Usually, when people ask us this question the answer is easy.
Find a good community.
Determine if the rent (revenue) will be greater than your expenses.
If it is, you’re good to go.
Buy it, manage it and hang on for the ride.
But yesterday someone screamed out, “No No, I’m not asking you about investment property – I’m asking you about my own home … so, is it a good time to buy right now?”
We prefer to avoid such conversations.
We understand the interest in it though…
Buying your own home with the hopes of prices going up after you buy is everyone’s dream of course.
And it’s a much more difficult conversation than discussing income property.
There are countless Canadian blogs and sites that have been calling for the demise of Canadian real estate prices for years.
Entire teams of economists try and tackle this type of thing.
A friend of ours has been calling for a real estate collapse since 1998.
And we’re sure, one day, he’ll be proven right 🙂
Because this seems like such a hot topic will tread in these dangerous waters with a few thoughts…
First, some background and context.
The world is a messed up place right now.
We’re a global economy and we’re a global economy that’s pretty messed up.
We’ll attempt to summarize it like this:
1. Countries all around the world have spent like drunken sailors for over a decade.
2. The governments don’t have the backbone or political will to cut spending for fear of losing their next election. So they blame “the rich”, “tax programs” and talk about setting up “committees” and having more “financial regulations”. All of which gets them nowhere fast.
3. The bottom line is this: the current debt-based money system can’t allow debts to be paid off because that would shrink the economy, not grow it.
4. The only options out of the current mess are:
a) Pay off debts (difficult since economies are not growing fast enough).
b) Default (that would be a major disaster for the powers at large – only Iceland has had the guts to do it).
c) Inflate out of the problem (with the use of low-interest rates and easy money).
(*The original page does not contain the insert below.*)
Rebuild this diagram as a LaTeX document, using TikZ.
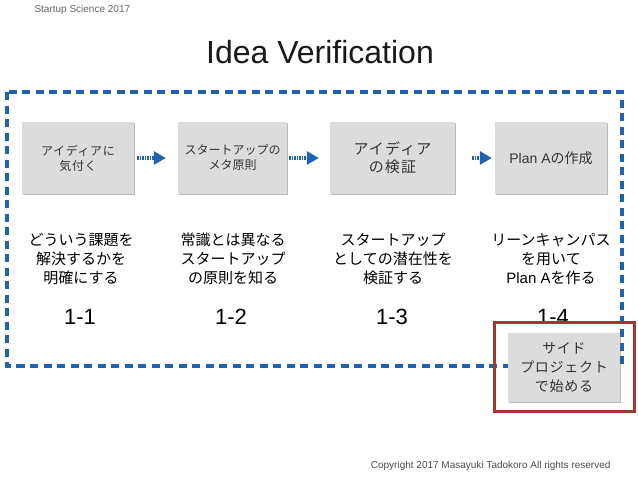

5. Central Banks around the world are going with Option c). Only the Germans seem to be fighting this approach. All the other big economies are “all in” on Option c).
6. This means the value of the dollars around the world will weaken. The U.S. Senate is still pretty clueless on this, check this out:
Sounds like one Senator in the U.S. Senate is starting to get scared of the direction they’re headed in.
But a single voice in the government won’t stop the current central bank policies.
We’re not even sure the Senators he was speaking to understand what he was talking about.
OK, that’s the background of the situation in a generalized nutshell.
Although “threats” of higher interest rates are making headlines in Canada … are they just that? Empty threats?
Higher rates mean higher debt payments for the U.S.
Higher rates, for Canada, mean crushing our export-based economy.
Do governments, in fact, want to weaken their currencies to promote artificial economic growth?
Are they doing this so that their debts as a percentage of inflated GDP’s look smaller?
Yeah, that’s what it looks like.
Let’s think about this for a moment.
If you can sell yourself on the fact that governments around the world are agreeing to pile on more debt and print more money as the solution to their economic woes …
Can we use the same strategies that central banks are using to benefit ourselves?
If they’re going to try – with all their might – to inflate their debt away can we pick up more debt right now and ride the inflation wave?
And does this mean that if you buy a house today it will be even a higher price 5 years from now?
With obvious ups and downs along the way – but overall, will easy money and extended low rates continue to drive property prices up?
Will you be paying back your new home mortgage with “cheaper dollars” each year?
These are all dangerous thoughts.
But these are the thoughts that central bankers want you to have.
They want you to borrow and spend.
When done for investment property we feel pretty good about it all.
But could all of this mean that prices for your own family home may push up higher and higher?
When you read between the lines and stare through their empty threats isn’t that the plan?
We don’t dare answer these questions for you.
These games that central banks are playing with interest rates can explode in their faces rather quickly.
Playing with prices like this is like juggling dynamite.
We’re much more comfortable discussing investment property.
Revenue > Expenses = Good.
Nice and simple.
And to be fair we haven’t discussed fundamentals such as employment and population growth and their effects on housing.
Regardless, this stuff is worth thinking about. And definitely worth time investigating.
And look, if you do buy yourself a brand new home with hopes of prices increasing year after year – we’ll definitely invite ourselves over to your backyard BBQ housewarming party.
Just let us know … should we bring red wine or white?